Leave the pictures out and quote every line from the start of the listing to the line with "const yMax = 216.5;", inclusive.

* Begin Material provided *

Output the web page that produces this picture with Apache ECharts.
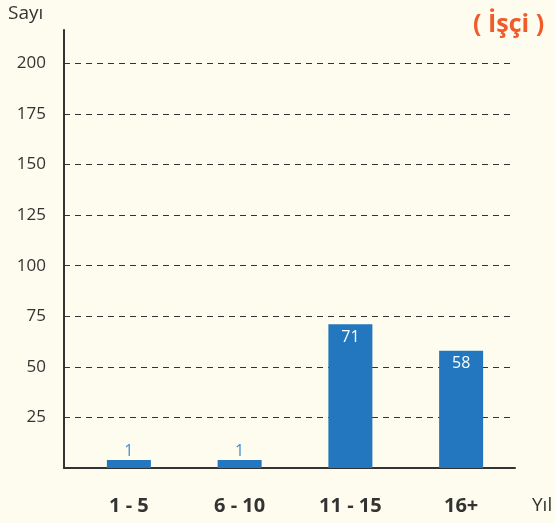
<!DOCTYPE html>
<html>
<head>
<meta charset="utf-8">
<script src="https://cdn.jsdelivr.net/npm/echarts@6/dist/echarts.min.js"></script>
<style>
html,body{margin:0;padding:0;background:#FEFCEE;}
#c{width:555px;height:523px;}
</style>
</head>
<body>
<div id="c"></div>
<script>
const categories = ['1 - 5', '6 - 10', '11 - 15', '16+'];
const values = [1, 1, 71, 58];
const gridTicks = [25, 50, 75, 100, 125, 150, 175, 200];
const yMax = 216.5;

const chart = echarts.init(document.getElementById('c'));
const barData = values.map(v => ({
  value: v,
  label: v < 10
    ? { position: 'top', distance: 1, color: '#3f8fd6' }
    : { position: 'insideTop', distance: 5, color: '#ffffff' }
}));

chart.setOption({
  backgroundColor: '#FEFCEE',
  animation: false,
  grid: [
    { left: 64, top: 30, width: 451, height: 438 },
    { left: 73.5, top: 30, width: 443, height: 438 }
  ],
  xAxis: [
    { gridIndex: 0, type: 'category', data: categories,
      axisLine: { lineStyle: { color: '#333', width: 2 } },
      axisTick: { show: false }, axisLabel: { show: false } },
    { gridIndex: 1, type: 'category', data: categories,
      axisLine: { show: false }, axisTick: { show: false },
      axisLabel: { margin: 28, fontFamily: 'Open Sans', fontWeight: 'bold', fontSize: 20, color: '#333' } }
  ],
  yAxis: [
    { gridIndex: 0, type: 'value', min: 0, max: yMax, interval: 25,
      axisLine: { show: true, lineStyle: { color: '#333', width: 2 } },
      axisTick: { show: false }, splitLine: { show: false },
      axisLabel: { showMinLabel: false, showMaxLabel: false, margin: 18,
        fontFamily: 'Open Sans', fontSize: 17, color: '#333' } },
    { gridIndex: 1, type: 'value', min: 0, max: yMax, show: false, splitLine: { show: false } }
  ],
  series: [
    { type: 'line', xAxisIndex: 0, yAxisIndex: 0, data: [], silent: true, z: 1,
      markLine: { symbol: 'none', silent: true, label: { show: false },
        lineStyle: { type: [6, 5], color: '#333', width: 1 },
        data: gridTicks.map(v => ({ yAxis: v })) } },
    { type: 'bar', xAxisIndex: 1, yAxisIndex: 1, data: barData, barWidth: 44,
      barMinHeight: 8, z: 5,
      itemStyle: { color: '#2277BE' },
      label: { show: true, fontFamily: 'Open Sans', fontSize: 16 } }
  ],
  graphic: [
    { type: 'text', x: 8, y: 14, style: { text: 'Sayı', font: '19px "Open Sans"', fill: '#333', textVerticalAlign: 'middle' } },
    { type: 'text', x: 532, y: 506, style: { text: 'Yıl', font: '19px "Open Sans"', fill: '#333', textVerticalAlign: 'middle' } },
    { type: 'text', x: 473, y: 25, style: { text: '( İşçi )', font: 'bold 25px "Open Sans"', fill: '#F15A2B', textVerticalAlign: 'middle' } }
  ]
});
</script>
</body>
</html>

* End Material provided *

The result |
Output the web page that produces this picture with Apache ECharts.
<!DOCTYPE html>
<html>
<head>
<meta charset="utf-8">
<script src="https://cdn.jsdelivr.net/npm/echarts@6/dist/echarts.min.js"></script>
<style>
html,body{margin:0;padding:0;background:#FEFCEE;}
#c{width:555px;height:523px;}
</style>
</head>
<body>
<div id="c"></div>
<script>
const categories = ['1 - 5', '6 - 10', '11 - 15', '16+'];
const values = [1, 1, 71, 58];
const gridTicks = [25, 50, 75, 100, 125, 150, 175, 200];
const yMax = 216.5;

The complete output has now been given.